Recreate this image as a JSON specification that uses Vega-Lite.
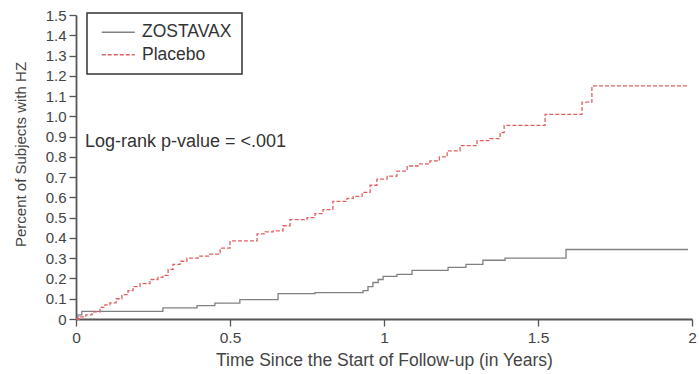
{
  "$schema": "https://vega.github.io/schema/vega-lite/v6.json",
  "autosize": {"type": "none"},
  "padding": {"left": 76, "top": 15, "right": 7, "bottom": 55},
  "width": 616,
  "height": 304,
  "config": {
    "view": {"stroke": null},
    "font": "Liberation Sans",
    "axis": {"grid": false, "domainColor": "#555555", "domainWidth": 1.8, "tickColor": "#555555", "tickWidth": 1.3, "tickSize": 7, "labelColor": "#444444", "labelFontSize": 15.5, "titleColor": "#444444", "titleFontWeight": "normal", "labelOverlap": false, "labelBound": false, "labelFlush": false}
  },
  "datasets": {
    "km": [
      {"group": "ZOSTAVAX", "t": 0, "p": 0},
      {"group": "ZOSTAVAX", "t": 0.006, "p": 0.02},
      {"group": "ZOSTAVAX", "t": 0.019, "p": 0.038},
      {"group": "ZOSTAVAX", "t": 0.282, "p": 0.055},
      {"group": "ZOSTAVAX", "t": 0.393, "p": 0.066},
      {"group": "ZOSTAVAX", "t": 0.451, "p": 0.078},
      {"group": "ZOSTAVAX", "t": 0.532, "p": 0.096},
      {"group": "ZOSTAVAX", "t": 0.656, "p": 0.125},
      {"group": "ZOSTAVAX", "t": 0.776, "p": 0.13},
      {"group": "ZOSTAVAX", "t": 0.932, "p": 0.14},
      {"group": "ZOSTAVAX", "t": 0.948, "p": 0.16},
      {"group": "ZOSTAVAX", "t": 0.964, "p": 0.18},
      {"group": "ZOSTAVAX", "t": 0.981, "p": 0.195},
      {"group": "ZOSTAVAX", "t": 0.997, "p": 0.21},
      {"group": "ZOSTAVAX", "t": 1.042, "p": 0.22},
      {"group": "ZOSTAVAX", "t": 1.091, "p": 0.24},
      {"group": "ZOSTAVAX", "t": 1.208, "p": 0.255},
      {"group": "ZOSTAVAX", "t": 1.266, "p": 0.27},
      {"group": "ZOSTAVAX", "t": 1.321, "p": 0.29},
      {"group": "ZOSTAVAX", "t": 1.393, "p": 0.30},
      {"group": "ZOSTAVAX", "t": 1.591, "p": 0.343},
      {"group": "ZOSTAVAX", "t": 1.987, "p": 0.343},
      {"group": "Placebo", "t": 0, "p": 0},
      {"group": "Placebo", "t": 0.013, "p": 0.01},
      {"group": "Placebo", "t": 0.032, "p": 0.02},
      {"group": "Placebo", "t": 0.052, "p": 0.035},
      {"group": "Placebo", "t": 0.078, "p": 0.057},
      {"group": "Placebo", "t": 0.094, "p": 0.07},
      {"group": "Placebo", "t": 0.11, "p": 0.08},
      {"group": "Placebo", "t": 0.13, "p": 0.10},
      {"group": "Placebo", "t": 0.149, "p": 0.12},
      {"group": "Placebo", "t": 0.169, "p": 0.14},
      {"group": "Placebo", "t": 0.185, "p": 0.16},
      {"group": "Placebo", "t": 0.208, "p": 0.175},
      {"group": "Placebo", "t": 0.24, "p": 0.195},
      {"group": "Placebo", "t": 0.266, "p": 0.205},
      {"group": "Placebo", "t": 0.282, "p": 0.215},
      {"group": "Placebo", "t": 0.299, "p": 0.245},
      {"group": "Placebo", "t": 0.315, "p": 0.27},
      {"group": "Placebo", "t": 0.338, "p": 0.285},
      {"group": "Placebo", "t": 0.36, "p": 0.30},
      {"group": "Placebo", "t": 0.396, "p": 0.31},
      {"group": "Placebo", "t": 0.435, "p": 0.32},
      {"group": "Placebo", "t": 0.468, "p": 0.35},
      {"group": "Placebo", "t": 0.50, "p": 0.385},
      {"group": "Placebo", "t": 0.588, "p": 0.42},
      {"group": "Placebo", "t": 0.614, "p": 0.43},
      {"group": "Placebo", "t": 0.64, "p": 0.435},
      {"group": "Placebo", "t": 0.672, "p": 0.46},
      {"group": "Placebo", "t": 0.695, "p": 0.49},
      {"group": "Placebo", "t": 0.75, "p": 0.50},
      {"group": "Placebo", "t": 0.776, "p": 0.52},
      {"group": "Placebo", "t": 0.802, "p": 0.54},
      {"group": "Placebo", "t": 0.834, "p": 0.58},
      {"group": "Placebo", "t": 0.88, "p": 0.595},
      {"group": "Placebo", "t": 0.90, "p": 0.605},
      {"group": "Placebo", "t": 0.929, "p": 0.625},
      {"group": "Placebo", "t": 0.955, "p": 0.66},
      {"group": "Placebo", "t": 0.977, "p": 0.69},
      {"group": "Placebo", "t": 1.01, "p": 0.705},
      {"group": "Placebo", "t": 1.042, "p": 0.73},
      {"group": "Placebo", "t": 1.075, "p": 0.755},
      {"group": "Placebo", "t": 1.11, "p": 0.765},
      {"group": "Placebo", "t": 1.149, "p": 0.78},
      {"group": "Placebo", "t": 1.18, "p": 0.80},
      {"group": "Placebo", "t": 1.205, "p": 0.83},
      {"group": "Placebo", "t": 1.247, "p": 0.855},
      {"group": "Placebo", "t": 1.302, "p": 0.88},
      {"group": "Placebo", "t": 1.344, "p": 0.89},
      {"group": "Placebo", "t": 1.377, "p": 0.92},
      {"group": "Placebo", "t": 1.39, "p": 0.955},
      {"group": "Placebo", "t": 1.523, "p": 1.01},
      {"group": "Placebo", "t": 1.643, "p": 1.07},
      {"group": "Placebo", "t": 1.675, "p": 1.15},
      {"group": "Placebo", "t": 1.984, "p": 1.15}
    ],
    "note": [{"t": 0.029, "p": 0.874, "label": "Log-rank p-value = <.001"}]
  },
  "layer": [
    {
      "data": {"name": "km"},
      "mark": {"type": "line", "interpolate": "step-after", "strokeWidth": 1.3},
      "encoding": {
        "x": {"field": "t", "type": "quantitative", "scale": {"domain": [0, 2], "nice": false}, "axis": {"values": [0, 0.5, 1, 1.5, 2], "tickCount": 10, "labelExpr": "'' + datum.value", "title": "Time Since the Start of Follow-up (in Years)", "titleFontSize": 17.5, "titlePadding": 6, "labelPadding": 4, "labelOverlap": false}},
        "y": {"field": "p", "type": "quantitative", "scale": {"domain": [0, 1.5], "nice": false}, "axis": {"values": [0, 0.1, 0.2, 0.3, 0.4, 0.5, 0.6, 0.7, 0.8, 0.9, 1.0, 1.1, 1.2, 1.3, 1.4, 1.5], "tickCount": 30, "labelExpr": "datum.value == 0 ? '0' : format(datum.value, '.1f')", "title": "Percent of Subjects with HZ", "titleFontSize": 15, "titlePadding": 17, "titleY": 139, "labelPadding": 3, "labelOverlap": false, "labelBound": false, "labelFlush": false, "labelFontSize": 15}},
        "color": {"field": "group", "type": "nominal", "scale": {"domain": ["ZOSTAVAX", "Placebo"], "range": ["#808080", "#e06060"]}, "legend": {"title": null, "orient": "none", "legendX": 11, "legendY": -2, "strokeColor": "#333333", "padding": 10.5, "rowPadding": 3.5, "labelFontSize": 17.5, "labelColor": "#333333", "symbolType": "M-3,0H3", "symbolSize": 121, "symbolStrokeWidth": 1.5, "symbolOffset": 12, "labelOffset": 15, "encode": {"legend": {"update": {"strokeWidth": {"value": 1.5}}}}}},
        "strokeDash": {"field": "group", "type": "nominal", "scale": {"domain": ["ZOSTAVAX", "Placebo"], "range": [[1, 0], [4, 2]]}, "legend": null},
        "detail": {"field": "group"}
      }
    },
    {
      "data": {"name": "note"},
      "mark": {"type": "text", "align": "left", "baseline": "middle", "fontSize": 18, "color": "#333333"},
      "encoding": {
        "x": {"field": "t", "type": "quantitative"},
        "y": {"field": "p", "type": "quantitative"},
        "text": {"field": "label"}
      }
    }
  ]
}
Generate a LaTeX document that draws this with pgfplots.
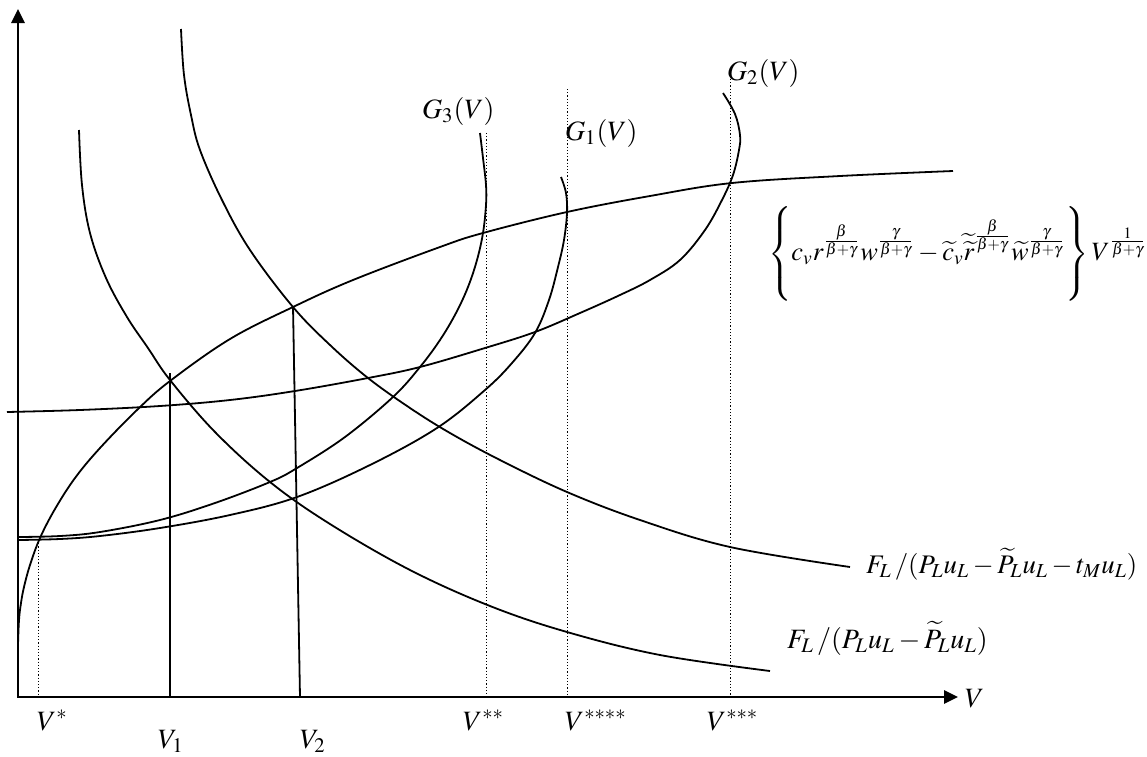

-------

Copy every line of the records above that contains "with".

        "y": {"field": "p", "type": "quantitative", "scale": {"domain": [0, 1.5], "nice": false}, "axis": {"values": [0, 0.1, 0.2, 0.3, 0.4, 0.5, 0.6, 0.7, 0.8, 0.9, 1.0, 1.1, 1.2, 1.3, 1.4, 1.5], "tickCount": 30, "labelExpr": "datum.value == 0 ? '0' : format(datum.value, '.1f')", "title": "Percent of Subjects with HZ", "titleFontSize": 15, "titlePadding": 17, "titleY": 139, "labelPadding": 3, "labelOverlap": false, "labelBound": false, "labelFlush": false, "labelFontSize": 15}},
Generate a LaTeX document that draws this with pgfplots.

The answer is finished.